Show all lines from the listing below that contain "chart".

**Record excerpts:**
:::
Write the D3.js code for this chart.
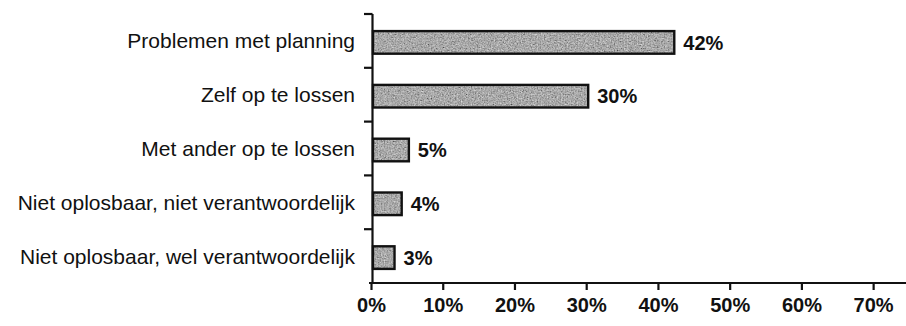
<!DOCTYPE html>
<html>
<head>
<meta charset="utf-8">
<script src="https://cdn.jsdelivr.net/npm/d3@7"></script>
<style>
  html, body { margin: 0; padding: 0; background: #fff; }
  svg { display: block; }
  text { font-family: "Liberation Sans", Arial, sans-serif; fill: #111; }
</style>
</head>
<body>
<svg id="chart" width="906" height="326"></svg>
<script>
// Answers, top to bottom, with their shares
const categories = [
  "Problemen met planning",
  "Zelf op te lossen",
  "Met ander op te lossen",
  "Niet oplosbaar, niet verantwoordelijk",
  "Niet oplosbaar, wel verantwoordelijk"
];
const shares = [0.42, 0.30, 0.05, 0.04, 0.03];
const xTicks = [0, 0.1, 0.2, 0.3, 0.4, 0.5, 0.6, 0.7];

const svg = d3.select("#chart");

const x = d3.scaleLinear().domain([0, 0.75]).range([371, 909]);
const y = d3.scaleBand().domain(categories).range([14, 283]).paddingInner(0.58).paddingOuter(0.29);

// Speckled grey fill for the bars
const defs = svg.append("defs");
const filt = defs.append("filter").attr("id", "grain").attr("x", 0).attr("y", 0).attr("width", 1).attr("height", 1);
filt.append("feTurbulence").attr("type", "fractalNoise").attr("baseFrequency", 0.7).attr("numOctaves", 3).attr("seed", 3).attr("result", "noise");
filt.append("feColorMatrix").attr("in", "noise").attr("type", "matrix")
  .attr("values", "0.33 0.33 0.33 0 0  0.33 0.33 0.33 0 0  0.33 0.33 0.33 0 0  0 0 0 0 1")
  .attr("result", "grey");
filt.append("feComponentTransfer").attr("in", "grey").attr("result", "dark")
  .call(s => {
    ["feFuncR", "feFuncG", "feFuncB"].forEach(f =>
      s.append(f).attr("type", "linear").attr("slope", 1.2).attr("intercept", -0.2));
  });
filt.append("feComposite").attr("in", "dark").attr("in2", "SourceGraphic").attr("operator", "in");

// Bars
const bars = svg.append("g");
bars.selectAll("rect.fill")
  .data(shares)
  .join("rect")
  .attr("class", "fill")
  .attr("x", x(0) + 2)
  .attr("y", (d, i) => y(categories[i]) + 1.5)
  .attr("width", d => x(d) - x(0))
  .attr("height", y.bandwidth())
  .attr("fill", "#7a7a7a")
  .attr("filter", "url(#grain)");
bars.selectAll("rect.edge")
  .data(shares)
  .join("rect")
  .attr("class", "edge")
  .attr("x", x(0) + 2)
  .attr("y", (d, i) => y(categories[i]) + 1.5)
  .attr("width", d => x(d) - x(0))
  .attr("height", y.bandwidth())
  .attr("fill", "none")
  .attr("stroke", "#111")
  .attr("stroke-width", 2.4);

// Value labels
svg.append("g").selectAll("text")
  .data(shares)
  .join("text")
  .attr("x", d => x(d) + 11)
  .attr("y", (d, i) => y(categories[i]) + y.bandwidth() / 2 + 1.5)
  .attr("dy", "0.36em")
  .attr("font-size", 20)
  .attr("font-weight", "bold")
  .text(d => d3.format(".0%")(d));

// Category labels
svg.append("g").selectAll("text")
  .data(categories)
  .join("text")
  .attr("x", 355)
  .attr("y", d => y(d) + y.bandwidth() / 2)
  .attr("dy", "0.36em")
  .attr("text-anchor", "end")
  .attr("font-size", 21)
  .text(d => d);

// Y axis: vertical line with ticks between the categories
const step = y.step();
const bounds = d3.range(categories.length).map(i => y(categories[i]) - y.paddingInner() * step / 2);
const yAxis = svg.append("g");
yAxis.append("line")
  .attr("x1", 372.5).attr("x2", 372.5)
  .attr("y1", 14).attr("y2", 284)
  .attr("stroke", "#111").attr("stroke-width", 2.2);
yAxis.selectAll("line.tick")
  .data(bounds)
  .join("line")
  .attr("class", "tick")
  .attr("x1", 364).attr("x2", 372.5)
  .attr("y1", d => d).attr("y2", d => d)
  .attr("stroke", "#111").attr("stroke-width", 2.2);

// X axis
const xAxis = svg.append("g").attr("transform", "translate(0,283)")
  .call(d3.axisBottom(x).tickValues(xTicks).tickFormat(d3.format(".0%")).tickSize(7).tickPadding(8));
xAxis.select(".domain").attr("stroke", "#111").attr("stroke-width", 2.2).attr("d", `M${x(0) - 2},0H906`);
xAxis.selectAll(".tick line").attr("stroke", "#111").attr("stroke-width", 2.2);
xAxis.selectAll(".tick text")
  .attr("font-family", "'Liberation Sans', Arial, sans-serif")
  .attr("font-size", 20)
  .attr("font-weight", "bold")
  .attr("fill", "#111");
</script>
</body>
</html>
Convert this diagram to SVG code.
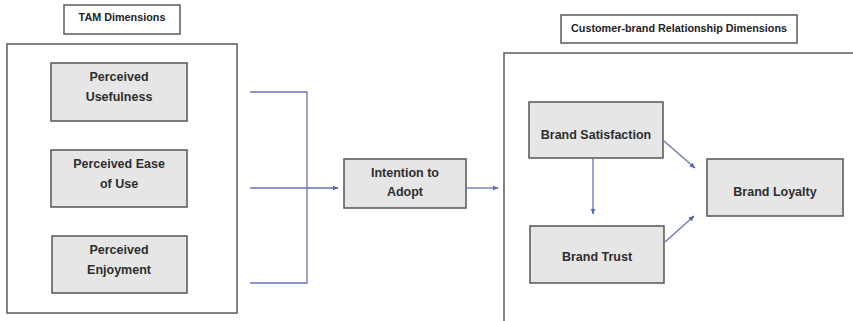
:::
**Task result:**
Write the D3.js code for this chart.
<svg id="chart" width="906" height="326"></svg>
const svg = d3.select("#chart");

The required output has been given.